I then went on to achieve a Bachelors and a Masters degree in Computer Science. Following my studies, I worked as a developer and architect, and after a few years moved over to the publishing industry. It was different but still related to my passion for technology, as it was my job to make complex technologies more accessible by reporting on them in a way that almost anyone could understand. In 2006 I joined F5, and this was where my two different career paths came together.
Tell us a bit about your current role in this industry?
In my current role at F5, I’m responsible for education and evangelism of application services across the businesses product suite. In other words, I distil technical concepts into something that most people can understand. This includes authoring technical articles about a variety of topics including architecture and application security to cloud computing and DevOps. I also attend a lot of industry events and community-based meetups to join panel discussions.
Talk us through some of the challenges you faced, because you were a woman, as you rose through the ranks in the STEM industry? How did you overcome these challenges?
I have been lucky in the Midwest, as I have not come across many roadblocks in my career because of my gender. The area is full of insurance companies in which the majority of programmers have been female. It just seemed to be part of the culture to have women in these kinds of positions.
Despite this, throughout my career, I have experienced male colleagues who wouldn’t take direction from a woman, and also men at conferences who are completely taken aback when they realise I know what I am talking about. My question is, what made you assume I didn’t? It’s frustrating but something I try to move past quickly – you can’t let people like that bring you down!

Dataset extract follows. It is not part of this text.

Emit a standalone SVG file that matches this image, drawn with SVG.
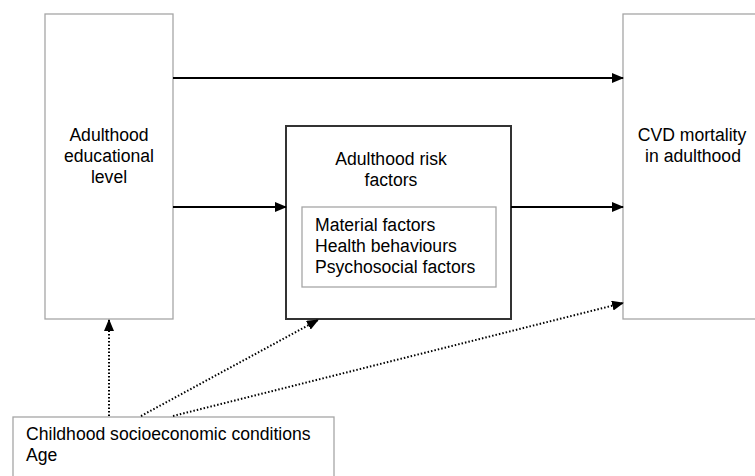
<svg xmlns="http://www.w3.org/2000/svg" width="755" height="476" viewBox="0 0 755 476">
<style>
text{font-family:"Liberation Sans",Arial,sans-serif;font-size:17.6px;fill:#000}
.gbox{fill:#fff;stroke:#a6a6a6;stroke-width:1.3}
.solid{stroke:#000;stroke-width:2;fill:none}
.dot{stroke:#000;stroke-width:2;stroke-dasharray:1.5 2;fill:none}
</style>
<defs>
<marker id="ah" markerWidth="12" markerHeight="10" refX="11" refY="5" orient="auto" markerUnits="userSpaceOnUse">
<path d="M0,0 L12,5 L0,10 Z" fill="#000"/>
</marker>
</defs>
<rect width="755" height="476" fill="#fff"/>
<g id="edu">
<rect class="gbox" x="45" y="14" width="128" height="305"/>
<text x="109" y="141" text-anchor="middle">Adulthood</text>
<text x="109" y="162" text-anchor="middle">educational</text>
<text x="109" y="183" text-anchor="middle">level</text>
</g>
<g id="cvd">
<rect class="gbox" x="623" y="14" width="140" height="305"/>
<text x="692" y="141" text-anchor="middle">CVD mortality</text>
<text x="693" y="162" text-anchor="middle">in adulthood</text>
</g>
<g id="risk">
<rect x="286" y="126" width="225" height="193" fill="#fff" stroke="#333" stroke-width="2"/>
<text x="391" y="165" text-anchor="middle">Adulthood risk</text>
<text x="391" y="186" text-anchor="middle">factors</text>
<rect class="gbox" x="302" y="207" width="194" height="80"/>
<text x="315" y="231">Material factors</text>
<text x="315" y="252">Health behaviours</text>
<text x="315" y="273">Psychosocial factors</text>
</g>
<g id="child">
<rect class="gbox" x="13" y="417" width="321" height="70"/>
<text x="26" y="440">Childhood socioeconomic conditions</text>
<text x="26" y="461">Age</text>
</g>
<g id="connectors">
<line class="solid" x1="173" y1="78" x2="623" y2="78" marker-end="url(#ah)"/>
<line class="solid" x1="173" y1="207" x2="286" y2="207" marker-end="url(#ah)"/>
<line class="solid" x1="511" y1="207" x2="623" y2="207" marker-end="url(#ah)"/>
<line class="dot" x1="109" y1="416" x2="109" y2="320" marker-end="url(#ah)"/>
<line class="dot" x1="141" y1="416" x2="318" y2="320" marker-end="url(#ah)"/>
<line class="dot" x1="173" y1="416" x2="623" y2="303" marker-end="url(#ah)"/>
</g>
</svg>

What ways have you seen/experienced employers embrace diversity and improve their practices?
F5 now has a great mentoring scheme in place that is open to everyone, which has been a great way to support women in the workplace. Being mentored by another person who has had similar experiences can be extremely useful professionally. We’ve seen examples of this when females return to the workplace after motherhood, or junior staff being mentored by senior women. The programme not only matches like-minded employees but also provides a comfortable way to discuss sensitive matters in confidence.
Specifically, how can companies encourage women to join the STEM industry
Most of us have likely run into one or two people who don’t take well to women in tech. It’s a sad scenario, but one that is slowly improving as more females take on STEM roles. But change isn’t going to happen overnight, and I think it’s the responsibility of businesses today to create and promote a working environment that is not only welcoming but also encouraging, to both men and women.
For example, if an employee experiences discrimination from a colleague – such as condescending management because of someone’s gender – there should be processes in place to help them deal with it, and employees should feel that they can make reports to HR when necessary.
What advice would you give to young girls wanting to join the STEM industry?
The most important thing for me is that data and computers don’t care about gender, so women shouldn’t let it bother them either. My advice would be, if you’re interested in a STEM career, just go for it!
Wherever you go, it’s likely that you’ll end up in a male-dominated environment and if that makes you uncomfortable then that’s OK. Make sure you find a mentor or friend who you can vent to, and a business or educational body that will provide the right support to help you be successful in your career. STEM industries have a reputation for women struggling to be successful. Don’t be put off – if we want change, we need to be the forerunners.
What are you personally doing to make sure there are more support and encouragement for women in the STEM industry?
There is a tendency to dismiss women in technology that aren’t in a hands-on role, but my belief is that we need to support and promote all women in the technology industry because ultimately not everyone that wants a slice of the technology world wants to sit and code all day.
Fundamentally, STEM has a brand problem and there is a stereotype of the type of women who work in STEM roles. When we think of these roles, we might think of introverts and people that wear all black and no heels, but that’s just not the case! Whatever kind of woman you are, what you wear or what personality you have, is irrelevant. There’s a role for you. This is a message I am trying to promote amongst my peers.